The Analytics Backbone of Next-Gen Patient Support

David Laros

David Laros

Emerging next-generation patient support tools offer pharmaceutical companies the ability to deliver more tailored communications that effectively address patients’ concerns about their therapies. The end goal here is to improve adherence to prescribed therapies. There’s no need to rehash the adherence problem in the health care industry. It is a long-standing challenge, and all parties (from patients to providers to pharma companies) stand to benefit from even a slight uptick in adherence.

Patient support tools aren’t new, but the wide availability of anonymized patient-level data has enabled innovation in the space. Today, these platforms offer pharma companies the ability to take patient engagement efforts to new levels of sophistication and effectiveness by better customizing messages and delivering them at the most pivotal points in the treatment journey.

But, to unlock the full potential of these patient support tools, pharmaceutical companies must recognize the crucial role advanced analytics plays in facilitating enhanced patient engagement that yields improved adherence. These tools can deliver a meaningful return on investment for pharma companies if they marry adoption of these platforms with a sophisticated data analytics operation that includes three key components:

A multitude of data sources (from anonymized patient-level diagnosis, prescription, and medical claims data to payer data to HCP affiliation data) that companies can layer on top of each other and mine to uncover insights.

Machine learning models that help them analyze these layers of data, account for the various levers that impact adherence, and generate insights into adherence motivators for different patients (e.g., safety, efficacy, administration, cost, etc.).

Messages informed by analytics-derived insights that drive action from patients.

For pharmaceutical companies, the prescription is clear: adopt these next-gen platforms that offer more intelligent and real-time communications capabilities. But, to make the most of these platforms and ensure their communications with patients are timely, appropriate and impactful, they must construct a sturdy analytics backbone for these platforms.

A move toward more intelligent communication with patients

Pharma companies should acquire layers of data they can plug into machine learning models to uncover insights about treatment journeys and roadblocks to adherence for different categories of patients (e.g., patients in different geographies, with different comorbidities, with different payer cost structures, etc.). To acquire patient-level data, pharma companies must secure opt-ins from patients. To do so, it’s important to develop a strong patient recruitment methodology that makes clear for patients the connection between data-sharing and improved care.

A pharma company’s communications with patients must take into account the fact that each patient has a different set of concerns that affects his or her willingness to stay on therapy. For some, drug efficacy is a top concern. For others, side effects are the biggest issue. For still others, price and payer red-tape issues stand in the way of therapy starts or refills.Adherence impediments also will vary by therapy area. After all, the worries a patient may have about an oncology treatment will be vastly different from the concerns a patient has when prescribed a primary care drug.

Companies must aim to understand at a granular level the factors that impact adherence.
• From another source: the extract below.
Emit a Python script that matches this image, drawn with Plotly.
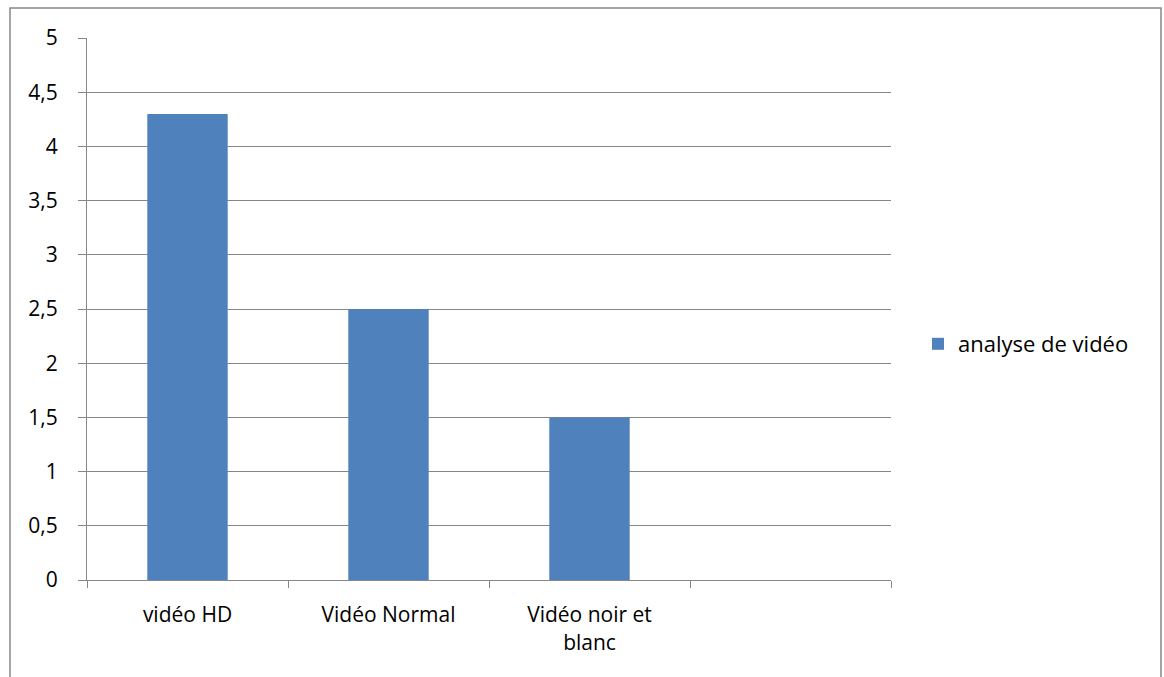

From there, companies can develop more effective messaging campaigns and better assess the impact of different elements of those campaigns. The goal is to gain a 360-degree view of the patient treatment journey to enable communication that is helpful to the patient and encourages them to start and remain on important therapies, in line with a physician’s guidance. The better a pharma company understands the patients taking its drug, the more effectively it will be able to tailor messages to those patients to drive adherence. To take effective action, companies first need the comprehensive intelligence that comes from advanced analytics.

Creating a data analytics infrastructure for patient support

A pharma company’s data ecosystem should mirror the path of a drug from the health care professional to the pharmacy to the payer to the patient. A company can weave patient-level data in with position-level data, affiliation data, payer data, and campaign data from its patient support platform. Then, apply sophisticated analytics methods to gain a detailed understanding of the interplay between the many overlapping factors that influence adherence. The specific analytics methods a company uses will vary depending on what insights the company hopes to tease out of the data, but these methods can include supervised modeling, unsupervised modeling, correlation analysis, and much more.

From there, the company can start to home in on the proper timing, context and content for its patient messaging campaigns. Then, with this analytics infrastructure in place, it can more agilely adjust course as circumstances change.

The end result is more impactful content, a messaging cadence that aligns with key points in a patient’s treatment journey, and more proactive interventions to address patient concerns. For example, the introduction of a copay card at the right time can ease cost concerns. And clear and pointed messaging about the importance of taking a medicine exactly as its prescribed in order to realize promised benefits can help reinforce drug efficacy claims.

As pharma companies continue to work to become more patient centric in their commercial efforts, they must recognize the essential role a sophisticated data analytics operation plays in enabling next-generation patient support and engagement. By building a robust analytics infrastructure alongside adoption of advanced patient support platforms, pharma companies will start to communicate in more intelligent ways with patients and therefore develop more trusting relationships with patients, presenting themselves less as impersonal conglomerates and instead as key enablers of improved health.

David Laros is Vice President of Digital Strategy, Analytics and Insights at Beghou Consulting.